Читать книгу Hard down! Hard down! - Captain Jack Isbester - Страница 7
FOREWORD BY PROFESSOR TONY LANE
ОглавлениеAt last a book with an original slant on the men and, yes, the women, of commercial sail’s last years. For more than one hundred years, scores of books have been written by seafarers recalling and commenting on their experiences of working and living aboard square-rigged sailing ships. All were written from memory, some helpfully jogged by saved letters and ‘telegraphic’ diaries/logs. A great deal of this genre, very popular from the early twentieth century and into the 1960s, makes for fascinating and sometimes exciting reading. I’ve been collecting and reading these books for forty years and I’m persuaded of their essential authenticity by the sheer repetitiveness of accounts telling of deaths, desertions and unrelenting danger; appalling food, low wages, and long hours; brutality not always leavened by solidarities, acts of bravery and skill, and occasional kindnesses. Probably the best of these accounts is David Bone’s, The Brassbounder first published in 1910 and thereafter more often than not in print.
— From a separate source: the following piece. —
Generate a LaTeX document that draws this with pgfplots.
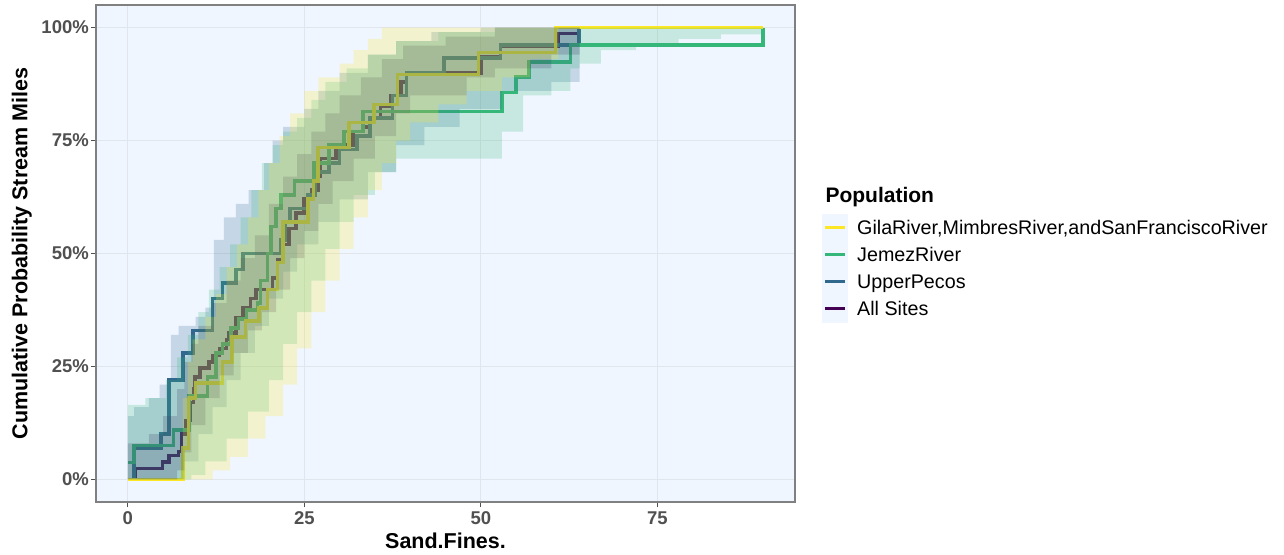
\documentclass[border=0pt]{standalone}
\usepackage{pgfplots}
\pgfplotsset{compat=1.18}
\usepackage{fontspec}
\setmainfont{Liberation Sans}

\definecolor{bgblue}{RGB}{239,246,255}
\definecolor{gridc}{RGB}{225,229,236}
\definecolor{ylw}{HTML}{FDE725}
\definecolor{grn}{HTML}{35B779}
\definecolor{blu}{HTML}{31688E}
\definecolor{pur}{HTML}{440154}
\definecolor{tickc}{RGB}{80,80,80}
\definecolor{framec}{RGB}{128,128,128}

\begin{document}
\begin{tikzpicture}
\path[use as bounding box] (0,0) rectangle (1284pt,554pt);
\begin{axis}[
  at={(96pt,52pt)}, anchor=south west,
  scale only axis, width=699pt, height=497pt,
  xmin=-4.5, xmax=94.5, ymin=-5, ymax=105,
  xtick={0,25,50,75}, xticklabels={0,25,50,75},
  ytick={0,25,50,75,100}, yticklabels={0\%,25\%,50\%,75\%,100\%},
  tick pos=left, tick align=outside,
  major tick length=5pt,
  tick style={draw=tickc, line width=1.2pt},
  ticklabel style={font=\fontsize{18.5}{18.5}\selectfont\bfseries, text=tickc},
  yticklabel style={inner sep=2pt},
  xticklabel style={inner sep=4.5pt},
  axis background/.style={fill=bgblue},
  axis line style={draw=framec, line width=1.3pt},
  grid=major, major grid style={draw=gridc, line width=1.2pt},
  xlabel={Sand.Fines.}, ylabel={Cumulative Probability Stream Miles},
  label style={font=\fontsize{21.5}{21.5}\selectfont\bfseries, text=black},
  xlabel style={at={(axis description cs:0.5,-0.0785)}, anchor=center},
  ylabel style={at={(axis description cs:-0.106,0.5)}, anchor=center, rotate=0},
]
% step lines (drawn first, ribbons lie on top of them)
\addplot[const plot, draw=pur, line width=3.6pt] coordinates {
(0,0) (1.1,2.4) (4.9,3.8) (5.8,5.3) (7.2,6.2) (7.6,10) (8.2,13) (8.8,17) (9.3,20)
(9.5,22.6) (10.2,24.6) (11.5,26) (12,27.4) (13,29) (14,31) (14.3,32.4) (15.3,35.7)
(16.3,38) (17.4,40) (18.2,42) (20.5,44.6) (21.2,48.6) (22,52) (22.8,55.5) (23.8,59)
(25,62) (26,64) (27,67) (27.3,71) (29.5,74) (31.9,77) (33.3,78) (34.3,80) (35.8,82.5)
(37.2,85) (38.7,88) (39.5,90) (50,93.6) (52.8,95.8) (61,98.7) (64,100) (90,100)};
\addplot[const plot, draw=blu, line width=3.6pt] coordinates {
(0,0) (0.9,7) (4.7,10) (5.8,22) (7.8,28) (9.2,33) (12,40) (13.4,43.5) (15.3,46.5)
(16.3,50) (21.7,53) (22.3,57) (23,60) (25.5,63) (26.5,68) (28.5,70) (30,73) (32.5,76)
(34.3,80) (37.5,85) (39.5,90) (44.8,93.3) (52.8,96.2) (63.9,100) (64,100)};
\addplot[const plot, draw=grn, line width=3.6pt] coordinates {
(0,3.7) (0.9,7.5) (6.5,11) (8.7,18.5) (11.3,22.6) (12.5,28) (13.4,30) (14.6,33.5)
(15.7,35.5) (16.8,37.5) (18.4,39) (18.8,44) (19.8,50) (20.3,56) (21,60) (21.7,63)
(23.6,66) (26.4,70) (28.5,74) (30.6,77) (33.3,81.4) (53,85.6) (55,89) (56.8,92.4)
(62.7,96.2) (90,100)};
\addplot[const plot, draw=ylw, line width=3.6pt] coordinates {
(0,0) (7.8,7) (8.6,18) (9.6,21.3) (13.4,26) (14.8,31.5) (16.7,35) (18.6,38) (19.8,42)
(21.2,48) (22,57) (25.5,62) (26.3,66) (26.9,73.5) (31.3,79) (34.9,83) (38.2,89.6)
(49.7,94.5) (60.6,100) (90,100)};
% ribbons: upper edge left to right, then lower edge right to left
\addplot[const plot mark right, fill=pur, fill opacity=0.22, draw=none] coordinates {
(0,6) (3,8) (5,10) (7,14) (8,20) (9,26) (10,30) (12,34) (14,39) (16,44) (18,49) (20,54)
(22,61) (24,67) (26,72) (28,77) (30,81) (33,85) (36,89) (39,93) (45,96) (52,98) (60,100) (64,100)
(64,96) (60,94) (52,91) (48,89) (40,85) (38,81) (35,76) (32,71) (29,66) (27,61) (25,55)
(23,49) (21,42) (19,37) (17,33) (15,28) (13,23) (11,18) (9,12) (8,6) (7,2) (6,0) (0,0)};
\addplot[const plot mark right, fill=blu, fill opacity=0.22, draw=none] coordinates {
(0,8) (0.9,14) (3,16) (4.5,18) (6.1,21) (6.1,27) (7.2,32) (9.6,34) (11,36) (12.2,38)
(12.2,44) (13.6,53) (15.3,58) (17.1,61) (19.3,64) (20.5,70) (22,75) (25,78) (27,82)
(30,86) (34,90) (38,94) (43,97) (50,99) (58,100) (64,100)
(64,92) (60,88) (53,86) (47,82) (42,78) (38,74) (34,68) (30,62) (27,57) (24,52) (22,46)
(20,40) (18,34) (16,28) (14,22) (12,16) (10,10) (8,4) (6,0) (0,0)};
\addplot[const plot mark right, fill=grn, fill opacity=0.22, draw=none] coordinates {
(0,15) (2.5,16.5) (5.4,18) (7,22) (8.5,27) (10,32) (11.5,37) (13,42) (14.5,47) (16,52)
(17.5,58) (19,64) (20.5,70) (22,74) (24,77) (26,80) (28,84) (31,88) (34,91) (38,94)
(44,97) (52,99) (60,100) (90,100)
(90,99.5) (84,98.5) (78,97.5) (72,96.5) (67,95) (64,92) (62.7,91) (60,86) (56,85)
(53,77) (53,71) (38,71) (35,68) (32,63) (30,57) (28,51) (26,44) (24,37) (22,30) (20,22)
(17,15) (14,9) (11,4) (9,1) (8,0) (0,0)};
\addplot[const plot mark right, fill=ylw, fill opacity=0.22, draw=none] coordinates {
(0,0) (7.8,0) (7.8,10) (8.5,18) (9.2,26) (11,31) (12.5,36) (14,41) (15.5,47) (17,52)
(18.5,58) (20,64) (21.5,70) (23,76) (25,81) (27,86) (30,89) (32,92) (34,95) (36,97.5)
(38,100) (61,100)
(61,96) (57,93) (53,89) (48,86) (44,83) (40,79) (38,75) (36,70) (34,64) (32,58) (30,51)
(28,44) (26,37) (24,29) (22,21) (19.5,14) (17,9) (14.5,5) (12,2) (10,0)};
\end{axis}
% legend
\node[anchor=base west, font=\fontsize{21}{21}\selectfont\bfseries] at (822pt,351pt) {Population};
\fill[bgblue] (822pt,231pt) rectangle (848pt,340pt);
\draw[ylw, line width=3pt] (825pt,326pt) -- (845pt,326pt);
\draw[grn, line width=3pt] (825pt,299pt) -- (845pt,299pt);
\draw[blu, line width=3pt] (825pt,272pt) -- (845pt,272pt);
\draw[pur, line width=3pt] (825pt,245pt) -- (845pt,245pt);
\begin{scope}[every node/.style={anchor=base west, inner sep=0pt, font=\fontsize{19.7}{19.7}\selectfont}]
\node at (857pt,319pt) {GilaRiver,MimbresRiver,andSanFranciscoRiver};
\node at (857pt,292pt) {JemezRiver};
\node at (857pt,265pt) {UpperPecos};
\node at (857pt,238pt) {All Sites};
\end{scope}
\end{tikzpicture}
\end{document}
It certainly has literary flair but like the more prosaic authors, Bone has little to say about the family circumstances of either themselves or their shipmates. Now, however, thanks to Jack Isbester, readers have a unique opportunity to see beyond the rigours of daily life in sail (without ever losing sight of them) and find in satisfying detail something of the social origins and familial life of one of the last shipmasters in sail. In this book there is a consistent interrogation of a life at sea intimately interwoven with family relationships despite lengthy separations and scattered, infrequent and unreliable means of ‘keeping in touch’.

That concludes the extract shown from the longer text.